Bakshi, a movie extra, is fired from his latest job for ruining too many shots and blowing up an entire set by accident. The director fires him and immediately calls the studio head, General Fred R. Clutterbuck (J. Edward McKinley), about the incident. Clutterbuck writes down Bakshi’s name in order to blacklist him, but he inadvertently writes Bakshi’s name on the guest list of his forthcoming dinner party.

An invitation is duly sent and Bakshi’s arrival at Clutterbuck’s state-of-the-art home sets in motion a catalogue of mishaps as he tangles with the house’s technology and his fellow guests. The one bright point of his evening is his encounter with starlet Michele Monet (Claudine Longet) who takes a shine to him.

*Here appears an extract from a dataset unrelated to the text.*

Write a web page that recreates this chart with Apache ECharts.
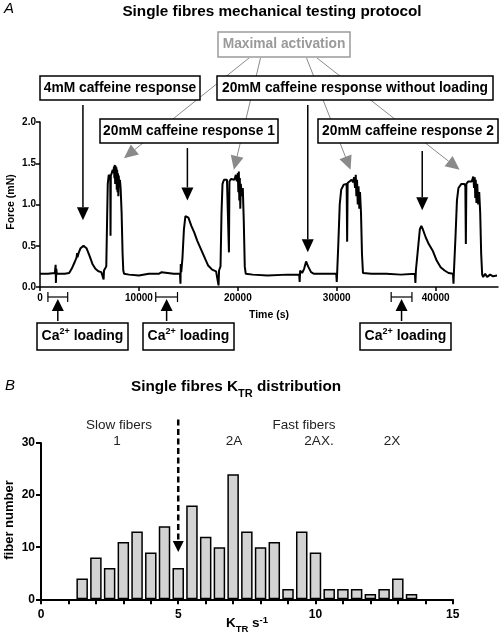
<!DOCTYPE html>
<html><head><meta charset="utf-8">
<script src="https://cdn.jsdelivr.net/npm/echarts@6/dist/echarts.min.js"></script>
<style>html,body{margin:0;padding:0;background:#fff}#c{width:500px;height:638px}</style>
</head><body><div id="c"></div>
<script>
// ---------- Panel A data: force trace ----------
const timeS = [0,800,1500,1580,1610,1650,1700,2500,2950,3200,3500,3700,3750,3790,3900,4100,4400,4700,5000,5300,5600,5900,6200,6400,6430,6470,6600,
6700,6780,6850,6950,7050,7100,7130,7160,7250,7350,7420,7480,7520,7560,7600,7640,7680,7720,7760,7800,7840,7880,7920,7960,8000,8080,8150,8250,8350,8420,8500,
9000,10000,11000,12000,12300,12400,13500,14150,14200,14230,14280,
14400,14550,14700,14850,15000,15300,15600,15900,16300,16700,17000,17400,17800,18000,18050,18100,
18250,18350,18450,18600,18900,19050,19100,19150,19300,19500,19650,19800,19900,20000,20050,20100,20150,20200,20250,20300,20400,20500,20600,20700,20800,
21500,23000,25000,26200,26250,26300,26500,26700,26900,27100,27400,27700,29000,29950,30000,30050,
30150,30300,30450,30700,30900,31000,31050,31100,31300,31500,31650,31750,31850,31920,31980,32050,32120,32200,32280,32350,32450,32550,32650,
33500,35000,36500,37900,37950,38000,
38200,38400,38550,38700,39000,39300,39700,40100,40500,40900,41300,41750,41800,41850,
42000,42150,42300,42600,42900,43000,43050,43100,43300,43500,43650,43800,43880,43950,44000,44050,44120,44200,44300,44400,44500,44600,44700,
44800,45000,45200,45500,45800,46200];
const forceMN = [0.16,0.16,0.17,0.27,0.05,0.22,0.16,0.16,0.17,0.22,0.30,0.36,0.41,0.36,0.41,0.47,0.50,0.47,0.38,0.28,0.22,0.19,0.18,0.17,0.09,0.20,0.20,
0.25,0.80,1.25,1.36,1.37,1.33,0.62,1.35,1.38,1.42,1.38,1.46,1.32,1.48,1.25,1.47,1.28,1.45,1.18,1.42,1.15,1.38,1.10,1.35,1.25,1.30,1.20,0.90,0.40,0.20,0.16,
0.15,0.14,0.16,0.16,0.18,0.16,0.16,0.16,0.04,0.28,0.18,
0.35,0.70,0.86,0.88,0.84,0.74,0.66,0.56,0.45,0.34,0.26,0.21,0.19,0.18,0.02,0.20,
0.25,0.90,1.25,1.30,1.30,1.28,0.42,1.28,1.31,1.32,1.30,1.36,1.28,1.38,1.15,1.40,1.05,1.32,0.95,1.25,1.10,1.20,0.80,0.25,0.16,
0.15,0.14,0.15,0.15,0.06,0.20,0.17,0.22,0.31,0.25,0.18,0.16,0.16,0.16,0.06,0.20,
0.50,1.00,1.18,1.24,1.25,1.25,0.55,1.26,1.28,1.30,1.27,1.33,1.20,1.36,1.10,1.30,1.00,1.22,0.95,1.15,0.90,0.40,0.17,
0.16,0.16,0.15,0.16,0.05,0.20,
0.45,0.70,0.74,0.70,0.60,0.52,0.44,0.32,0.24,0.20,0.17,0.16,0.04,0.20,
0.60,1.05,1.20,1.25,1.25,1.22,0.52,1.25,1.28,1.30,1.28,1.34,1.20,1.33,1.08,1.30,1.02,1.25,1.00,1.15,0.90,0.40,0.15,
0.12,0.16,0.12,0.15,0.13,0.14];
const timeTicks = [0,10000,20000,30000,40000];
const loadingIntervals = [[800,2800],[11700,13900],[35500,37600]];
// annotation targets in data coordinates [time, force]
const maxActivationTargets = [[8485,1.56],[19600,1.42],[31400,1.42],[42420,1.42]];
const caffeineTargets = [[4340,0.81],[14900,1.05],[27070,0.42],[38640,0.93]];

// ---------- Panel B data: KTR histogram ----------
const ktrBins = [1.5,2,2.5,3,3.5,4,4.5,5,5.5,6,6.5,7,7.5,8,8.5,9,9.5,10,10.5,11,11.5,12,12.5,13,13.5];
const fiberCounts = [4,8,6,11,13,9,14,6,18,12,10,24,13,10,11,2,13,9,2,2,2,1,2,4,1];
const ktrTicks = [0,1,2,3,4,5,6,7,8,9,10,11,12,13,14,15];
const ktrLabels = [0,5,10,15];
const fiberTypeLabels = ['1','2A','2AX.','2X'];

const FONT = '"Liberation Sans", Arial, sans-serif';
const chart = echarts.init(document.getElementById('c'));

chart.setOption({
  animation: false,
  grid: [
    {left: 40, top: 122, width: 458, height: 165},
    {left: 41, top: 443, width: 411.7, height: 156.3}
  ],
  xAxis: [
    {gridIndex: 0, type: 'value', min: 0, max: 46300,
     axisLine: {lineStyle: {color: '#000', width: 1.5}},
     axisTick: {customValues: timeTicks, length: 4, lineStyle: {color: '#000', width: 1.5}},
     axisLabel: {customValues: timeTicks, color: '#000', fontFamily: FONT, fontWeight: 'bold', fontSize: 10, margin: 6, formatter: v => String(v)},
     splitLine: {show: false}},
    {gridIndex: 1, type: 'value', min: 0, max: 15,
     axisLine: {lineStyle: {color: '#000', width: 2}},
     axisTick: {customValues: ktrTicks, length: 5, lineStyle: {color: '#000', width: 2}},
     axisLabel: {customValues: ktrLabels, color: '#000', fontFamily: FONT, fontWeight: 'bold', fontSize: 12, margin: 9, formatter: v => String(v)},
     splitLine: {show: false}}
  ],
  yAxis: [
    {gridIndex: 0, type: 'value', min: 0, max: 2, interval: 0.5,
     axisLine: {show: true, lineStyle: {color: '#000', width: 1.5}},
     axisTick: {show: true, length: 4, lineStyle: {color: '#000', width: 1.5}},
     axisLabel: {color: '#000', fontFamily: FONT, fontWeight: 'bold', fontSize: 10, margin: 4, formatter: v => v.toFixed(1)},
     splitLine: {show: false}},
    {gridIndex: 1, type: 'value', min: 0, max: 30, interval: 10,
     axisLine: {show: true, lineStyle: {color: '#000', width: 2}},
     axisTick: {show: true, length: 5, lineStyle: {color: '#000', width: 2}},
     axisLabel: {color: '#000', fontFamily: FONT, fontWeight: 'bold', fontSize: 12, margin: 6},
     splitLine: {show: false}}
  ],
  series: [
    {type: 'line', xAxisIndex: 0, yAxisIndex: 0, showSymbol: false, symbol: 'none',
     data: timeS.map((t, i) => [t, forceMN[i]]),
     lineStyle: {color: '#000', width: 2}},
    {type: 'bar', xAxisIndex: 1, yAxisIndex: 1, barWidth: 11.5,
     data: ktrBins.map((k, i) => [k, fiberCounts[i]]),
     itemStyle: {color: '#d3d3d3', borderColor: '#000', borderWidth: 1.5}}
  ]
});

function P(g, pt) { return chart.convertToPixel(g === 0 ? {xAxisIndex: 0, yAxisIndex: 0} : {xAxisIndex: 1, yAxisIndex: 1}, pt); }

function arrow(p1, p2, color, lw, headL, headW, z) {
  const dx = p2[0] - p1[0], dy = p2[1] - p1[1];
  const L = Math.hypot(dx, dy), ux = dx / L, uy = dy / L;
  const b = [p2[0] - ux * headL, p2[1] - uy * headL];
  const px = -uy * headW / 2, py = ux * headW / 2;
  return [
    {type: 'line', z: z, silent: true, shape: {x1: p1[0], y1: p1[1], x2: b[0], y2: b[1]}, style: {stroke: color, lineWidth: lw}},
    {type: 'polygon', z: z, silent: true, shape: {points: [[p2[0], p2[1]], [b[0] + px, b[1] + py], [b[0] - px, b[1] - py]]}, style: {fill: color}}
  ];
}
function box(x, y, w, h, text, color, opts) {
  opts = opts || {};
  return [
    {type: 'rect', z: 20, silent: true, shape: {x: x, y: y, width: w, height: h}, style: {fill: '#fff', stroke: color, lineWidth: 1.5}},
    {type: 'text', z: 21, silent: true, x: x + w / 2, y: y + h / 2 + (opts.dy || 0),
     style: Object.assign({text: text, fill: color, font: 'bold ' + (opts.size || 13.8) + 'px ' + FONT, align: 'center', verticalAlign: 'middle'}, opts.style || {})}
  ];
}
function txt(x, y, text, font, extra) {
  return {type: 'text', z: 30, silent: true, x: x, y: y,
    style: Object.assign({text: text, fill: '#000', font: font, align: 'center', verticalAlign: 'middle'}, extra || {})};
}

const g = [];
// titles
g.push(txt(9, 9, 'A', 'italic 15px ' + FONT));
g.push(txt(272, 12, 'Single fibres mechanical testing protocol', 'bold 15.3px ' + FONT));
g.push(txt(10, 386, 'B', 'italic 15px ' + FONT));
g.push(txt(236, 387, '{n|Single fibres K}{s|TR}{n| distribution}', 'bold 15.3px ' + FONT, {
  rich: {n: {fontFamily: FONT, fontWeight: 'bold', fontSize: 15.3, lineHeight: 18, fill: '#000'},
         s: {fontFamily: FONT, fontWeight: 'bold', fontSize: 11, lineHeight: 11, verticalAlign: 'bottom', fill: '#000', padding: [0,0,-3,0]}}}));
// axis names
g.push(txt(11, 202, 'Force (mN)', 'bold 10.5px ' + FONT, {}));
g[g.length - 1].rotation = Math.PI / 2;
g.push(txt(269, 315, 'Time (s)', 'bold 10.5px ' + FONT));
g.push(txt(9, 520, 'fiber number', 'bold 13px ' + FONT));
g[g.length - 1].rotation = Math.PI / 2;
g.push(txt(247, 623, '{n|K}{s|TR}{n| s}{u|-1}', 'bold 13px ' + FONT, {
  rich: {n: {fontFamily: FONT, fontWeight: 'bold', fontSize: 13.5, lineHeight: 16, fill: '#000'},
         s: {fontFamily: FONT, fontWeight: 'bold', fontSize: 9.5, lineHeight: 9, verticalAlign: 'bottom', fill: '#000', padding: [0,0,-3,0]},
         u: {fontFamily: FONT, fontWeight: 'bold', fontSize: 9.5, lineHeight: 9, verticalAlign: 'top', fill: '#000'}}}));

// gray arrows from "Maximal activation"
const grayStarts = [[249, 58], [260.5, 58], [306.5, 58], [317, 58]];
maxActivationTargets.forEach((d, i) => {
  g.push(...arrow(grayStarts[i], P(0, d), '#8a8a8a', 1, 14, 13, 10));
});
// boxes
g.push(...box(218, 32, 132, 25, 'Maximal activation', '#9a9a9a'));
g.push(...box(40, 76, 160, 24, '4mM caffeine response', '#000'));
g.push(...box(217, 76, 276, 24, '20mM caffeine response without loading', '#000'));
g.push(...box(100, 119, 178, 24, '20mM caffeine response 1', '#000'));
g.push(...box(318, 119, 180, 24, '20mM caffeine response 2', '#000'));
// black arrows to caffeine responses
const blackStartY = [105, 148, 105, 151];
caffeineTargets.forEach((d, i) => {
  const tip = P(0, d);
  g.push(...arrow([tip[0], blackStartY[i]], tip, '#000', 1.5, 13, 12, 25));
});
// Ca loading brackets, arrows and boxes
const caRich = {n: {fontFamily: FONT, fontWeight: 'bold', fontSize: 14, lineHeight: 18, fill: '#000'},
                s: {fontFamily: FONT, fontWeight: 'bold', fontSize: 9, lineHeight: 9, verticalAlign: 'top', fill: '#000'}};
const caBoxX = [37, 143, 360];
loadingIntervals.forEach((iv, i) => {
  const a = P(0, [iv[0], 0])[0], b = P(0, [iv[1], 0])[0];
  const y = 297, c = (a + b) / 2;
  g.push({type: 'polyline', z: 25, silent: true, shape: {points: [[a, y - 5], [a, y + 5]]}, style: {stroke: '#000', lineWidth: 1.2}});
  g.push({type: 'polyline', z: 25, silent: true, shape: {points: [[b, y - 5], [b, y + 5]]}, style: {stroke: '#000', lineWidth: 1.2}});
  g.push({type: 'line', z: 25, silent: true, shape: {x1: a, y1: y, x2: b, y2: y}, style: {stroke: '#000', lineWidth: 1.2}});
  g.push(...arrow([c, 321], [c, 299], '#000', 1.5, 12, 12, 25));
  g.push(...box(caBoxX[i], 323, 91, 27, '{n|Ca}{s|2+}{n| loading}', '#000', {style: {rich: caRich}}));
});

// Panel B annotations
const dTop = P(1, [5, 34.5]), dTip = P(1, [5, 9.1]);
g.push({type: 'line', z: 25, silent: true, shape: {x1: dTop[0], y1: dTop[1], x2: dTip[0], y2: dTip[1] - 10},
  style: {stroke: '#000', lineWidth: 2.5, lineDash: [6, 3.5]}});
g.push({type: 'polygon', z: 25, silent: true, shape: {points: [[dTip[0], dTip[1]], [dTip[0] - 5.5, dTip[1] - 11], [dTip[0] + 5.5, dTip[1] - 11]]}, style: {fill: '#000'}});
const NF = '13.5px ' + FONT;
g.push(txt(119, 425, 'Slow fibers', NF, {fill: '#222'}));
g.push(txt(304, 425, 'Fast fibers', NF, {fill: '#222'}));
const typeX = [117, 234, 319, 392];
fiberTypeLabels.forEach((s, i) => g.push(txt(typeX[i], 441, s, NF, {fill: '#222'})));

chart.setOption({graphic: {elements: g}});
</script></body></html>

Filled with genuine laugh out loud moments, the film reaches a chaotic climax from which Michele and Bakshi make good their escape.

Sellers is the master of awkward interaction throughout and it’s a performance that would even put some of his Clouseau moments in the shade.

It still has a cool cult quality to it and demonstrates further, as if was required, the comedy genius of which Sellers was capable when he had a director who was willing to turn on the camera, point it in his direction and trust him to do what he did best.